Assailing the Impugned Judgment and Order dated 25-01-2022, an Appeal was filed before the Hon’ble Supreme Court of India. The Bench after taking into consideration the facts of the case and the arguments advanced by the parties to the dispute, observed that the Order of Detention was passed after almost seven months after the registration of the first FIR dated 15-10-2020 and about five months after the registration of the second FIR dated 17-12-2020. The Apex Court therefore observed:
“15 A mere apprehension of a breach of law and order is not sufficient to meet the standard of adversely affecting the “maintenance of public order”. In this case, the apprehension of a disturbance to public order owing to a crime that was reported over seven months prior to the detention order has no basis in fact. The apprehension of an adverse impact to public order is a mere surmise of the detaining authority, especially when there have been no reports of unrest since the detenu was released on bail on 8 January 2021 and detained with effect from 26 June 2021. The nature of the allegations against the detenu are grave.”
“The nature of the allegations against the detenu are grave. However, the personal liberty of an accused cannot be sacrificed on the altar of preventive detention merely because a person is implicated in a criminal proceeding. The powers of preventive detention are exceptional and even draconian. Tracing their origin to the colonial era, they have been continued with strict constitutional safeguards against abuse. Article 22 of the Constitution was specifically inserted and extensively debated in the Constituent Assembly to ensure that the exceptional powers of preventive detention do not devolve into a draconian and arbitrary exercise of state authority.”
The Apex Court also observed that in the last five years, it has quashed over five detention orders under the Act for incorrectly applying the standard for maintenance of public order and relying on stale materials while passing the orders of detention.

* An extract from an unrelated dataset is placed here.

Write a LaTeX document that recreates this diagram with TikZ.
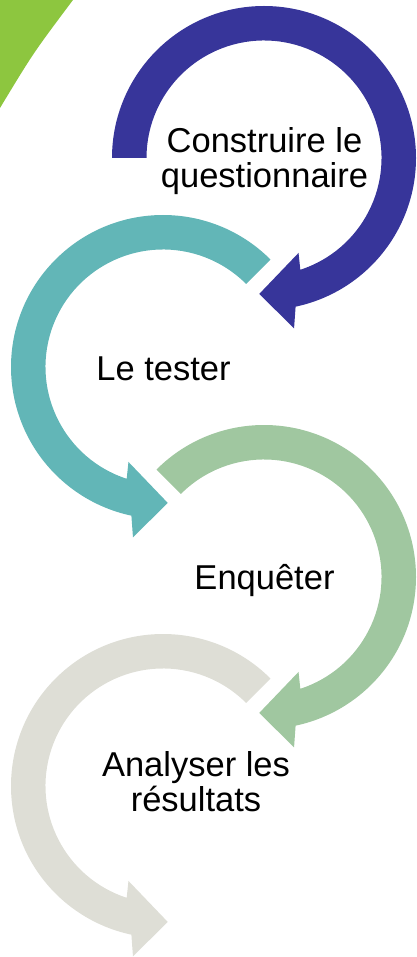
\documentclass[tikz,border=0pt]{standalone}
\usepackage{fontspec}
\setmainfont{Liberation Sans}
\definecolor{cblue}{RGB}{55,53,154}
\definecolor{cteal}{RGB}{98,182,183}
\definecolor{cgreen}{RGB}{160,199,160}
\definecolor{cgray}{RGB}{222,222,214}
\definecolor{clime}{RGB}{141,198,63}
\tikzset{
  lbl/.style={inner sep=0pt, align=center, text=black, font=\fontsize{34.5}{35}\selectfont},
  cwarrow/.style={fill=#1},
  ccwarrow/.style={fill=#1}
}
\begin{document}
\begin{tikzpicture}[x=1pt,y=1pt]
\useasboundingbox (0,0) rectangle (417,-957);
% corner
\fill[clime] (0,0) -- (73,0) .. controls (33.5,-52.6) .. (0,-108) -- cycle;
% arrow 1 (clockwise)
\begin{scope}[shift={(264,-158)}]
\fill[cblue] (180:152) arc[start angle=180, end angle=-78, radius=152]
  -- (-80:173) -- (-92:136) -- (-70:101) -- (-72:117.5)
  arc[start angle=-72, end angle=180, radius=117.5] -- cycle;
\end{scope}
% arrow 2 (counterclockwise)
\begin{scope}[shift={(163,-367)}]
\fill[cteal] (45:152) arc[start angle=45, end angle=258, radius=152]
  -- (260:173) -- (272:136) -- (250:101) -- (252:117.5)
  arc[start angle=252, end angle=45, radius=117.5] -- cycle;
\end{scope}
% arrow 3 (clockwise)
\begin{scope}[shift={(264,-577)}]
\fill[cgreen] (135:152) arc[start angle=135, end angle=-78, radius=152]
  -- (-80:173) -- (-92:136) -- (-70:101) -- (-72:117.5)
  arc[start angle=-72, end angle=135, radius=117.5] -- cycle;
\end{scope}
% arrow 4 (counterclockwise)
\begin{scope}[shift={(163,-786)}]
\fill[cgray] (45:152) arc[start angle=45, end angle=258, radius=152]
  -- (260:173) -- (272:136) -- (250:101) -- (252:117.5)
  arc[start angle=252, end angle=45, radius=117.5] -- cycle;
\end{scope}
% labels
\node[lbl] (t1) at (264.5,-161.5) {Construire le\\questionnaire};
\node[lbl, anchor=base] (t2) at (163.5,-380) {Le tester};
\node[lbl, anchor=base] (t3) at (264.5,-589) {Enquêter};
\node[lbl] (t4) at (196,-781.7) {Analyser les\\résultats};
\end{tikzpicture}
\end{document}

“At least ten detention orders under the Telangana Act of 1986 have been set aside by the High Court of Telangana in the last one year itself. These numbers evince a callous exercise of the exceptional power of preventive detention by the detaining authorities and the respondent-state. We direct the respondents to take stock of challenges to detention orders pending before the Advisory Board, High Court and Supreme Court and evaluate the fairness of the detention order against lawful standards.”
Thus, based on the aforesaid grounds, the Supreme Court while allowing the Appeal set aside the Impugned Judgment and Order of the High Court dated 25-01-2022 and quashed and set aside the Order of Detention dated 19-05-2021 passed by the Detaining Authority against the Accused.